CONICET | Buscador de Institutos y Recursos Humanos

Purpose: Thin film bulk acoustic resonators allow a reduction in piezoelectric thickness layers, increasing its resonant frequency compared with quartz crystal microbalances. In this work, a thin film resonator macromodel was implemented and results were compared with a numerical model (FEM). Methodology: A macromodel based on the Mason model of acoustic transmission line was used. This model allows multiple piezoelectric layers (e.g. PVDF) and non piezoelectric layers (e.g. parylene). A 3D piezoelectric linear elastic solid was used for the PVDF (orthorhombic mm2) in the FEM model.

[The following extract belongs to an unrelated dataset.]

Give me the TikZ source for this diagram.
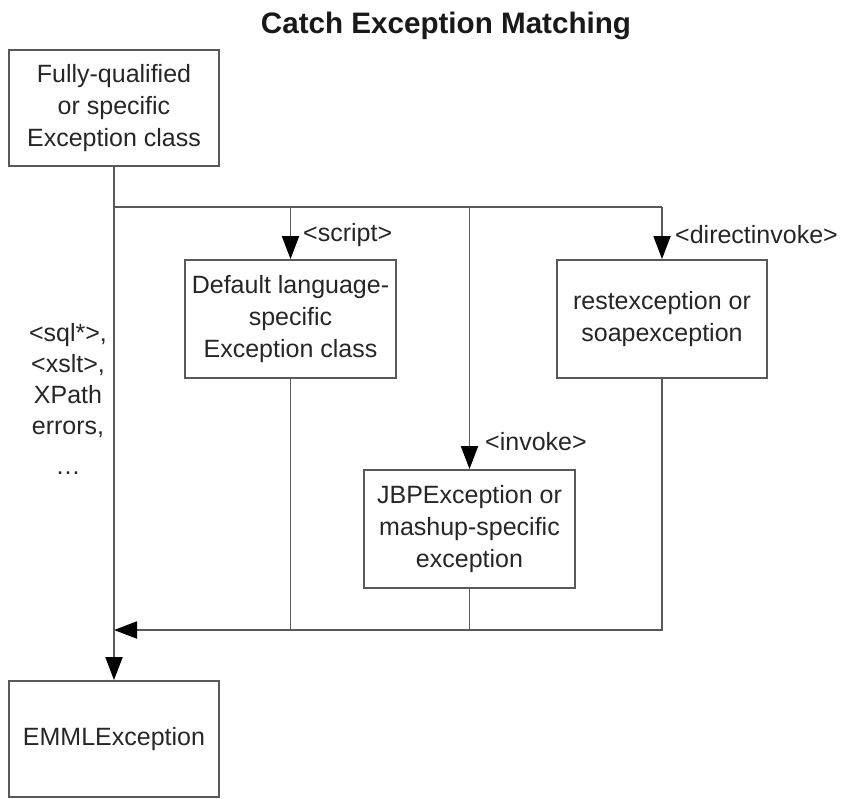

A deposited polymer, parylene, was modeled as an isotropic linear elastic material. The electromechanical coupling factor was extracted from the harmonic analysis of the unloaded piezoelectric polymer. Results: The average relative deviation in the frequency shifts computed by the two models for a parylene deposition was lower than 0.28% and the resonance frequency improved from 1.10% to 0.01% using the extracted electromechanical coupling factor. Conclusions: These results motivate the application of the macromodel for modeling the parylene deposition on the PVDF resonator in the deposition range used. It was demonstrated the importance of parameters extraction from the FEM model.